WORK TO BE COMPLETED: All of the material below is to be restated word for word, apart from the pictures.
* Start GIVEN DATA *
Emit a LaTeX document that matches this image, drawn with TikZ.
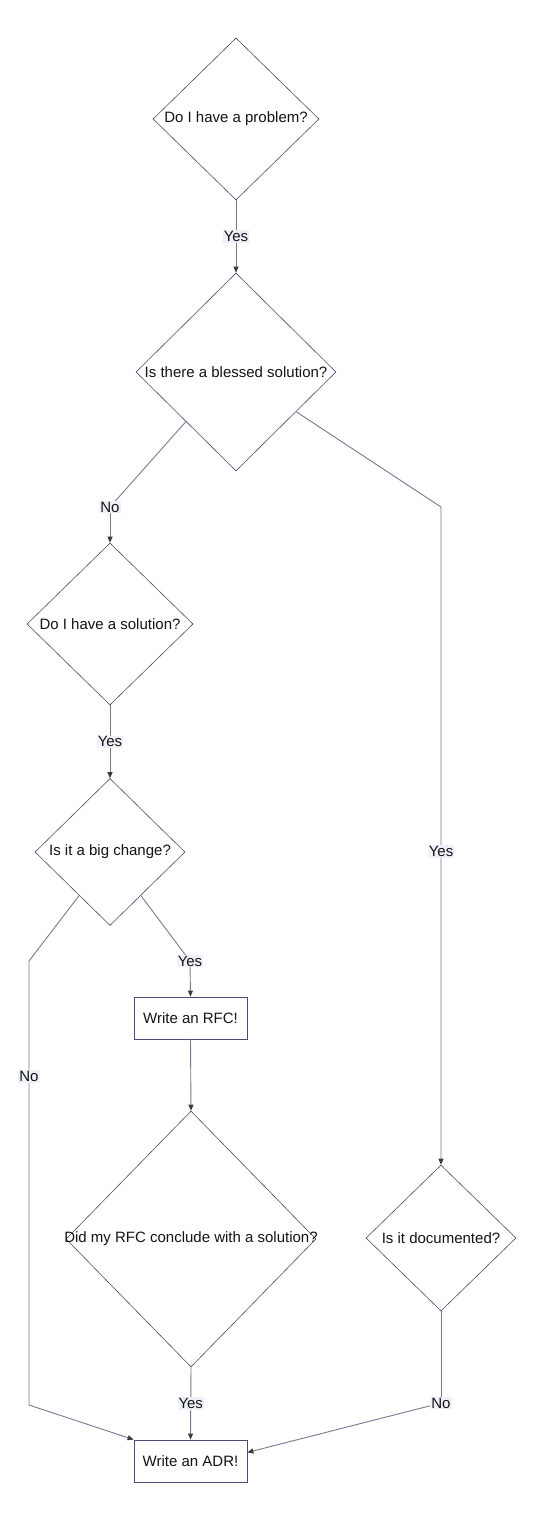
\documentclass[tikz,border=0pt]{standalone}
\usepackage{fontspec}
\setmainfont{Liberation Sans}
\usetikzlibrary{shapes.geometric,arrows.meta,calc}
\definecolor{diastroke}{RGB}{75,75,115}
\definecolor{edgecol}{RGB}{120,120,150}
\definecolor{lblbg}{RGB}{238,242,248}
\definecolor{txt}{RGB}{20,20,20}
\definecolor{tipcol}{RGB}{60,60,60}
\begin{document}
\begin{tikzpicture}[x=1pt,y=-1pt,
  every node/.style={font=\fontsize{15}{18}\selectfont, text=txt},
  dia/.style={draw=diastroke, line width=0.6pt, shape=diamond, inner sep=0pt, fill=white},
  boxnode/.style={draw=diastroke, line width=0.8pt, fill=white, minimum width=113pt, minimum height=42pt, inner sep=0pt},
  conn/.style={draw=edgecol, line width=0.9pt},
  arr/.style={conn, -{Stealth[length=6pt,width=5pt,inset=0pt,color=tipcol]}},
  lbl/.style={fill=lblbg, inner sep=1pt}
]
\useasboundingbox (0,0) rectangle (553,1537);
\fill[white] (0,0) rectangle (553,1537);

% diamonds
\node[dia, minimum width=166pt, minimum height=162pt] (d1) at (236,119) {};
\node (t1) at (d1) {Do I have a problem?};
\node[dia, minimum width=200pt, minimum height=198pt] (d2) at (236,372) {};
\node (t2) at (d2) {Is there a blessed solution?};
\node[dia, minimum width=166pt, minimum height=162pt] (d3) at (110,624) {};
\node (t3) at (d3) {Do I have a solution?};
\node[dia, minimum width=150pt, minimum height=147pt] (d4) at (110,852) {};
\node (t4) at (d4) {Is it a big change?};
\node[boxnode] (rfc) at (190.5,1018) {Write an RFC!};
\node[dia, minimum width=250pt, minimum height=256pt] (d5) at (191,1239) {};
\node (t5) at (d5) {Did my RFC conclude with a solution?};
\node[dia, minimum width=150pt, minimum height=146pt] (d6) at (441,1238) {};
\node (t6) at (d6) {Is it documented?};
\node[boxnode] (adr) at (190.5,1461) {Write an ADR!};

% bend coordinates
\coordinate (c23) at (110,507);
\coordinate (c26) at (441,507);
\coordinate (c4l) at (29,961);
\coordinate (c4lb) at (29,1405);
\coordinate (c4r) at (190,961);
\coordinate (c6) at (441,1403);

% connectors
\draw[arr] (d1.south) -- node[lbl]{Yes} (d2.north);
\draw[conn] (d2.south west) -- (c23);
\draw[arr] (c23) -- (d3.north);
\node[lbl] (l23) at (c23) {No};
\draw[arr] ($(d2.east)!0.4!(d2.south)$) -- (c26) -- node[lbl, pos=0.524]{Yes} (d6.north);
\draw[arr] (d3.south) -- node[lbl]{Yes} (d4.north);
\draw[arr] ($(d4.west)!0.59!(d4.south)$) -- (c4l) -- node[lbl, pos=0.26]{No} (c4lb) -- (adr.north west);
\draw[conn] ($(d4.east)!0.59!(d4.south)$) -- (c4r);
\draw[arr] (c4r) -- (rfc.north);
\node[lbl] (l4r) at (c4r) {Yes};
\draw[arr] (rfc.south) -- (d5.north);
\draw[arr] (d5.south) -- node[lbl]{Yes} (adr.north);
\draw[conn] (d6.south) -- (c6);
\draw[arr] (c6) -- ($(adr.north east)!0.3!(adr.south east)$);
\node[lbl] (l6) at (c6) {No};
\end{tikzpicture}
\end{document}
* End GIVEN DATA *
SOLUTION BELOW:
Emit a LaTeX document that matches this image, drawn with TikZ.
\documentclass[tikz,border=0pt]{standalone}
\usepackage{fontspec}
\setmainfont{Liberation Sans}
\usetikzlibrary{shapes.geometric,arrows.meta,calc}
\definecolor{diastroke}{RGB}{75,75,115}
\definecolor{edgecol}{RGB}{120,120,150}
\definecolor{lblbg}{RGB}{238,242,248}
\definecolor{txt}{RGB}{20,20,20}
\definecolor{tipcol}{RGB}{60,60,60}
\begin{document}
\begin{tikzpicture}[x=1pt,y=-1pt,
  every node/.style={font=\fontsize{15}{18}\selectfont, text=txt},
  dia/.style={draw=diastroke, line width=0.6pt, shape=diamond, inner sep=0pt, fill=white},
  boxnode/.style={draw=diastroke, line width=0.8pt, fill=white, minimum width=113pt, minimum height=42pt, inner sep=0pt},
  conn/.style={draw=edgecol, line width=0.9pt},
  arr/.style={conn, -{Stealth[length=6pt,width=5pt,inset=0pt,color=tipcol]}},
  lbl/.style={fill=lblbg, inner sep=1pt}
]
\useasboundingbox (0,0) rectangle (553,1537);
\fill[white] (0,0) rectangle (553,1537);

% diamonds
\node[dia, minimum width=166pt, minimum height=162pt] (d1) at (236,119) {};
\node (t1) at (d1) {Do I have a problem?};
\node[dia, minimum width=200pt, minimum height=198pt] (d2) at (236,372) {};
\node (t2) at (d2) {Is there a blessed solution?};
\node[dia, minimum width=166pt, minimum height=162pt] (d3) at (110,624) {};
\node (t3) at (d3) {Do I have a solution?};
\node[dia, minimum width=150pt, minimum height=147pt] (d4) at (110,852) {};
\node (t4) at (d4) {Is it a big change?};
\node[boxnode] (rfc) at (190.5,1018) {Write an RFC!};
\node[dia, minimum width=250pt, minimum height=256pt] (d5) at (191,1239) {};
\node (t5) at (d5) {Did my RFC conclude with a solution?};
\node[dia, minimum width=150pt, minimum height=146pt] (d6) at (441,1238) {};
\node (t6) at (d6) {Is it documented?};
\node[boxnode] (adr) at (190.5,1461) {Write an ADR!};

% bend coordinates
\coordinate (c23) at (110,507);
\coordinate (c26) at (441,507);
\coordinate (c4l) at (29,961);
\coordinate (c4lb) at (29,1405);
\coordinate (c4r) at (190,961);
\coordinate (c6) at (441,1403);

% connectors
\draw[arr] (d1.south) -- node[lbl]{Yes} (d2.north);
\draw[conn] (d2.south west) -- (c23);
\draw[arr] (c23) -- (d3.north);
\node[lbl] (l23) at (c23) {No};
\draw[arr] ($(d2.east)!0.4!(d2.south)$) -- (c26) -- node[lbl, pos=0.524]{Yes} (d6.north);
\draw[arr] (d3.south) -- node[lbl]{Yes} (d4.north);
\draw[arr] ($(d4.west)!0.59!(d4.south)$) -- (c4l) -- node[lbl, pos=0.26]{No} (c4lb) -- (adr.north west);
\draw[conn] ($(d4.east)!0.59!(d4.south)$) -- (c4r);
\draw[arr] (c4r) -- (rfc.north);
\node[lbl] (l4r) at (c4r) {Yes};
\draw[arr] (rfc.south) -- (d5.north);
\draw[arr] (d5.south) -- node[lbl]{Yes} (adr.north);
\draw[conn] (d6.south) -- (c6);
\draw[arr] (c6) -- ($(adr.north east)!0.3!(adr.south east)$);
\node[lbl] (l6) at (c6) {No};
\end{tikzpicture}
\end{document}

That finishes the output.